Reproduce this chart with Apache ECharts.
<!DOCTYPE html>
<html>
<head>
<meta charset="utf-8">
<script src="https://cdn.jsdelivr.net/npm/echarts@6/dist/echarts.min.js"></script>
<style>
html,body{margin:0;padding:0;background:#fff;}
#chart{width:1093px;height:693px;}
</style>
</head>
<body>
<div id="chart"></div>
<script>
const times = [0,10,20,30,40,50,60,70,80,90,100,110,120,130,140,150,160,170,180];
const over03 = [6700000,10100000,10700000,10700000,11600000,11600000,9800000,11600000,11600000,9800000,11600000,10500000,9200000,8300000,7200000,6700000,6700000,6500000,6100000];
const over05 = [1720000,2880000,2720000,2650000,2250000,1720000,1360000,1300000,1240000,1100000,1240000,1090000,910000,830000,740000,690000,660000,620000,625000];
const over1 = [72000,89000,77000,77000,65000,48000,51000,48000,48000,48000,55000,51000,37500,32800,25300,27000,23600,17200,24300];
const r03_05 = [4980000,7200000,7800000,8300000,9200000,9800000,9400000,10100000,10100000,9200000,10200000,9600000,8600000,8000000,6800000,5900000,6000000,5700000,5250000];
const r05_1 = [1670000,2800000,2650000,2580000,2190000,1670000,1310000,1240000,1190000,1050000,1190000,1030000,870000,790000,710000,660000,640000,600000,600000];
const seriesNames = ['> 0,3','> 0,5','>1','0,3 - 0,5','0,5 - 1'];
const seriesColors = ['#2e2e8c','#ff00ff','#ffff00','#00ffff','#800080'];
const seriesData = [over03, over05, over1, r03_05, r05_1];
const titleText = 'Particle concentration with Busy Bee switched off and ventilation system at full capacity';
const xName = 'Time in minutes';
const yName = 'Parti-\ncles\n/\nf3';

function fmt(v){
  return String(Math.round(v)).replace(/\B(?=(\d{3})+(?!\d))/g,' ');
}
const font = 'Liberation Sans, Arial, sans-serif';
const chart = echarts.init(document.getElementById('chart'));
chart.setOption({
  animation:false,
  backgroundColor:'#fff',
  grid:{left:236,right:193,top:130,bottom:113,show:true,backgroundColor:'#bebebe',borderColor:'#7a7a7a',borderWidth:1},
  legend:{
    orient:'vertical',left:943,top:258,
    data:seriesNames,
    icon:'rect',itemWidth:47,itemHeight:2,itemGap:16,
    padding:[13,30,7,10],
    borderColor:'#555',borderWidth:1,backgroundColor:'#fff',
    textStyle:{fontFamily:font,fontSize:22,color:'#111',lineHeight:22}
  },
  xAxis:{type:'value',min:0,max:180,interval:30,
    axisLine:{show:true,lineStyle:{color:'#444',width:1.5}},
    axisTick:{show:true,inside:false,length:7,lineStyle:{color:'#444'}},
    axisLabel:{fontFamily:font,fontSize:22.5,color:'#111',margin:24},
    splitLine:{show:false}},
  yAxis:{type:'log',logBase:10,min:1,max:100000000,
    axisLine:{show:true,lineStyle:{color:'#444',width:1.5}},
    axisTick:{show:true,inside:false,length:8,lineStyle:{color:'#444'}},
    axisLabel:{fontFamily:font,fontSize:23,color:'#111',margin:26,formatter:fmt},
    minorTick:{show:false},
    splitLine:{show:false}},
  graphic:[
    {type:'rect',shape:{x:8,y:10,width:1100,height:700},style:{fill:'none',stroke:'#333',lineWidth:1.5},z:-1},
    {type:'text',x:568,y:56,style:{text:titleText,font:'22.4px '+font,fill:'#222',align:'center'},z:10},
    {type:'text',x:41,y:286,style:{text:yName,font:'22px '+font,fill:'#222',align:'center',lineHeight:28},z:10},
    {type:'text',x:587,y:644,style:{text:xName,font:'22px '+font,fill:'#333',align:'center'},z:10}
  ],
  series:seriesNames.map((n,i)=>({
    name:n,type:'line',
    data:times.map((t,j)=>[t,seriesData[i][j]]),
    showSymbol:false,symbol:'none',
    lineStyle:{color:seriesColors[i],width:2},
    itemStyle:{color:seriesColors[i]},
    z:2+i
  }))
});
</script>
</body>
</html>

==

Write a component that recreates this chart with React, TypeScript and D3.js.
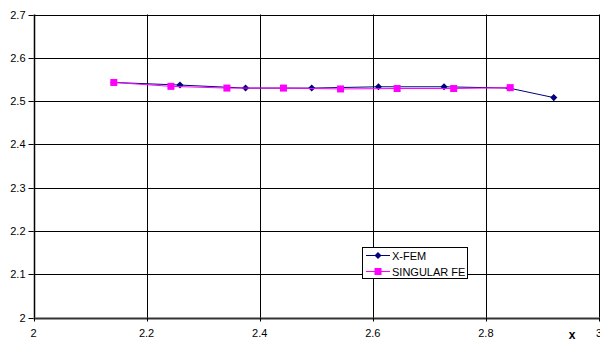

**Problem to solve**
Only the lines from the one containing "Reproduce this chart with Apache ECharts." through the one containing "const yName = 'Parti-\ncles\n/\nf3';" are to be retyped, both boundary lines included, with no other material.

**Answer in full**
Reproduce this chart with Apache ECharts.
<!DOCTYPE html>
<html>
<head>
<meta charset="utf-8">
<script src="https://cdn.jsdelivr.net/npm/echarts@6/dist/echarts.min.js"></script>
<style>
html,body{margin:0;padding:0;background:#fff;}
#chart{width:1093px;height:693px;}
</style>
</head>
<body>
<div id="chart"></div>
<script>
const times = [0,10,20,30,40,50,60,70,80,90,100,110,120,130,140,150,160,170,180];
const over03 = [6700000,10100000,10700000,10700000,11600000,11600000,9800000,11600000,11600000,9800000,11600000,10500000,9200000,8300000,7200000,6700000,6700000,6500000,6100000];
const over05 = [1720000,2880000,2720000,2650000,2250000,1720000,1360000,1300000,1240000,1100000,1240000,1090000,910000,830000,740000,690000,660000,620000,625000];
const over1 = [72000,89000,77000,77000,65000,48000,51000,48000,48000,48000,55000,51000,37500,32800,25300,27000,23600,17200,24300];
const r03_05 = [4980000,7200000,7800000,8300000,9200000,9800000,9400000,10100000,10100000,9200000,10200000,9600000,8600000,8000000,6800000,5900000,6000000,5700000,5250000];
const r05_1 = [1670000,2800000,2650000,2580000,2190000,1670000,1310000,1240000,1190000,1050000,1190000,1030000,870000,790000,710000,660000,640000,600000,600000];
const seriesNames = ['> 0,3','> 0,5','>1','0,3 - 0,5','0,5 - 1'];
const seriesColors = ['#2e2e8c','#ff00ff','#ffff00','#00ffff','#800080'];
const seriesData = [over03, over05, over1, r03_05, r05_1];
const titleText = 'Particle concentration with Busy Bee switched off and ventilation system at full capacity';
const xName = 'Time in minutes';
const yName = 'Parti-\ncles\n/\nf3';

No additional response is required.